Stigma stops people from getting help

#SeeThePerson – Lori – Produced by the City of Hamilton

Dr. Lori Regenstreif – Addiction Medicine Specialist, Dept. of Family Medicine, McMaster University

My name is Lori Regenstreif, I live and work in Hamilton and I’m a doctor and an addiction medical specialist.

To come out and say that I have this story of this one time where I witnessed stigma experienced by one of my patients or I saw it happening myself is really challenging because for most of my patients it’s normal to experience stigma.

Where is the stigma coming from?  Some of the drivers I think are really systemic structural and historical.  I think it also comes from fear. People are afraid that, that’s a human just like me, could I be like that or I have a relative who has that problem, could they end up like that, that person is scary.  The other thing is fear of the person when most of the time people are harmless.

There are people out there with severe alcohol or opioid abuse disorders who are working, who have families, they have children, they come home, they drive, they do all of those things, they pay their bills most of the time, they may have money problems, but they keep it under wraps, for whatever reasons they’ve got some protective factors that keep them from being visible. There’s a huge huge population in our society like that.  They come to me eventually but it takes them awhile because of the stigma and because they don’t identify with the people in the street that we see.  Meanwhile on the other end of the spectrum are people who have come to total desperation, they’ve lost everything, they may have not had everything in the first place and now they’ve lost whatever they did have, in terms of money, relationships, social supports, housing and of course we’re going to see them.

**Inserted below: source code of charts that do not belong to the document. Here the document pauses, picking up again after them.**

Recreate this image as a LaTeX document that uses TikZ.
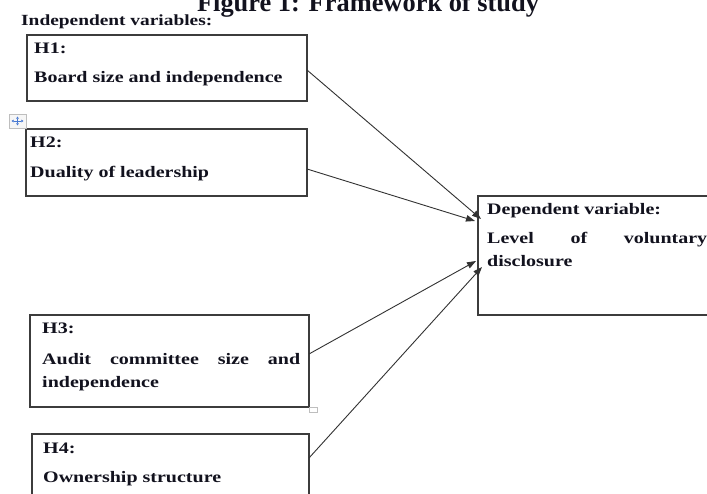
\documentclass[tikz,border=0pt]{standalone}
\usepackage{fontspec}
\newfontfamily\figfont{Liberation Serif}[FakeStretch=1.25]
\newfontfamily\capfont{Liberation Serif}
\usetikzlibrary{arrows.meta,calc}
\definecolor{ink}{RGB}{18,18,30}
\definecolor{boxgray}{RGB}{60,60,60}
\definecolor{linkgray}{RGB}{50,50,50}
\definecolor{handlegray}{RGB}{190,190,190}
\definecolor{handleblue}{RGB}{70,120,210}
\begin{document}
\begin{tikzpicture}[x=1pt,y=-1pt,
  box/.style={draw=boxgray, line width=1.3pt, rectangle, anchor=north west,
    inner sep=0pt, outer sep=0pt},
  lbl/.style={anchor=base west, inner sep=0pt, text=ink,
    font=\figfont\bfseries\fontsize{16}{19}\selectfont},
  link/.style={draw=linkgray, line width=0.9pt,
    -{Triangle[length=9pt,width=6.5pt]}}]
\useasboundingbox (0,0) rectangle (707,494);
\clip (0,0) rectangle (707,494);
\fill[white] (0,0) rectangle (707,494);

% caption and heading
\node[anchor=base, inner sep=0pt, text=ink,
  font=\capfont\bfseries\fontsize{26.4}{30}\selectfont] (title) at (368,12)
  {Figure 1: Framework of study};
\node[lbl, font=\figfont\bfseries\fontsize{15.5}{19}\selectfont] (indep) at (21,26)
  {Independent variables:};

% hypothesis boxes
\node[box, minimum width=280pt, minimum height=66pt] (h1) at (27,35) {};
\node[box, minimum width=281pt, minimum height=67pt] (h2) at (26,129) {};
\node[box, minimum width=279pt, minimum height=92pt] (h3) at (30,315) {};
\node[box, minimum width=277pt, minimum height=100pt] (h4) at (32,434) {};
\node[box, minimum width=260pt, minimum height=119pt] (dep) at (478,196) {};

% box texts
\node[lbl] (h1a) at (34,54) {H1:};
\node[lbl] (h1b) at (34,83) {Board size and independence};
\node[lbl] (h2a) at (30,148) {H2:};
\node[lbl] (h2b) at (30,178) {Duality of leadership};
\node[lbl] (h3a) at (42,334) {H3:};
\node[lbl] (h3b) at (42,364) {\makebox[258pt][s]{Audit committee size and}};
\node[lbl] (h3c) at (42,387) {independence};
\node[lbl] (h4a) at (43,453) {H4:};
\node[lbl] (h4b) at (43,482) {Ownership structure};
\node[lbl] (depa) at (487,215) {Dependent variable:};
\node[lbl] (depb) at (487,244) {\makebox[220pt][s]{Level of voluntary}};
\node[lbl] (depc) at (487,267) {disclosure};

% arrow end points on the dependent box
\coordinate (t1) at (481,219);
\coordinate (t2) at (475,221);
\coordinate (t3) at (476,261);
\coordinate (t4) at (482,267);

\draw[link] ($(h1.north east)+(0,35)$) -- (t1);
\draw[link] ($(h2.north east)+(0,40)$) -- (t2);
\draw[link] ($(h3.north east)+(0,39)$) -- (t3);
\draw[link] ($(h4.north east)+(0,24)$) -- (t4);

% editor handles
\draw[handlegray, fill=white, line width=0.6pt] (309,407) rectangle (317,412);
\draw[handlegray, fill={rgb,255:red,246;green,246;blue,246}, line width=0.6pt]
  (9,114) rectangle (26,128);
\draw[handleblue, line width=0.8pt, {Triangle[length=2.2pt,width=2.6pt]}-{Triangle[length=2.2pt,width=2.6pt]}]
  (11.5,121) -- (23.5,121);
\draw[handleblue, line width=0.8pt, {Triangle[length=2.2pt,width=2.6pt]}-{Triangle[length=2.2pt,width=2.6pt]}]
  (17.5,116.5) -- (17.5,125.5);
\end{tikzpicture}
\end{document}
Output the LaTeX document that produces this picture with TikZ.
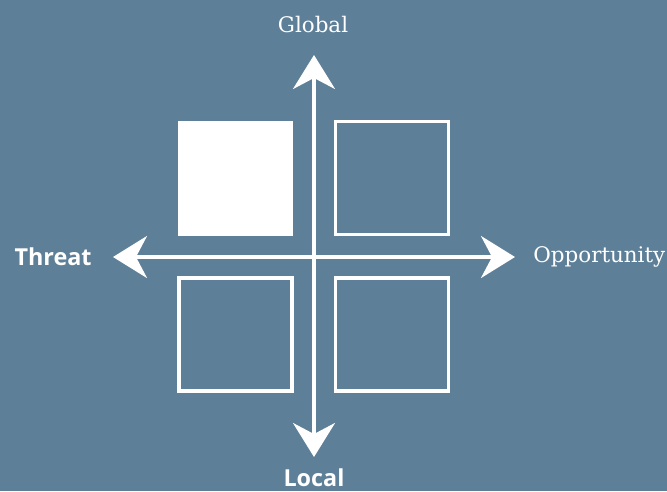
\documentclass[tikz,border=0pt]{standalone}
\usepackage{fontspec}
\usepackage{tikz}
\usetikzlibrary{arrows.meta}
\newfontfamily\axisserif{DejaVu Serif}
\newfontfamily\axissans{Open Sans}
\definecolor{slate}{RGB}{94,127,152}

\begin{document}
\begin{tikzpicture}[x=0.02cm,y=-0.02cm,
  axis/.style={draw=white,line width=0.065cm,
    {Stealth[length=0.68cm,width=0.84cm,inset=0.22cm]}-{Stealth[length=0.68cm,width=0.84cm,inset=0.22cm]}},
  quad/.style={draw=white,line width=0.065cm,minimum width=2.26cm,minimum height=2.26cm,inner sep=0pt},
  quadfill/.style={fill=white,minimum width=2.3cm,minimum height=2.3cm,inner sep=0pt},
  soft/.style={text=white,font=\axisserif\fontsize{12.2}{14}\selectfont},
  strong/.style={text=white,font=\axissans\bfseries\fontsize{13.3}{15}\selectfont}]
%background
\fill[slate] (0,0) rectangle (667,491);
\useasboundingbox (0,0) rectangle (667,491);
%quadrants
\node[quadfill] (tl) at (235.5,178.5) {};
\node[quad] (tr) at (392,178) {};
\node[quad] (bl) at (235.5,334.5) {};
\node[quad] (br) at (392,334.5) {};
%axis ends
\coordinate (top) at (314,55);
\coordinate (bottom) at (314,457);
\coordinate (left) at (113,257);
\coordinate (right) at (515,257);
\draw[axis] (left) -- (right);
\draw[axis] (bottom) -- (top);
%labels
\node[soft] (global) at (313,25) {Global};
\node[strong] (local) at (314,478) {Local};
\node[strong,anchor=east,inner sep=0pt] (threat) at (92,257) {Threat};
\node[soft,anchor=west,inner sep=0pt] (opp) at (533,257) {Opportunity};
\end{tikzpicture}
\end{document}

Substance use related stigma affects my clients in their ordinary lives and in their recovery because I absolutely believe that it sets them back and prevents them from being able to recover because it adds barriers to their attempts to get better… People will avoid coming to the hospital or doctor when they’re very very sick or they’ll avoid coming to see a nurse or somebody because they are ashamed of what they’ve done and they’re afraid of being told, “well you shouldn’t be doing that, why don’t you stop doing that?” and that’s classically people don’t understand, they don’t have any education perhaps or they don’t have training with working with substance use disorder… so their approach is very hurtful.

We have to educate ourselves, we have to educate each other, our children, our co-workers, our learners if we’re in a teaching position because it’s really the people around us and the people we look after that’s our society and if we can do all that I think we can really start to feel a shift.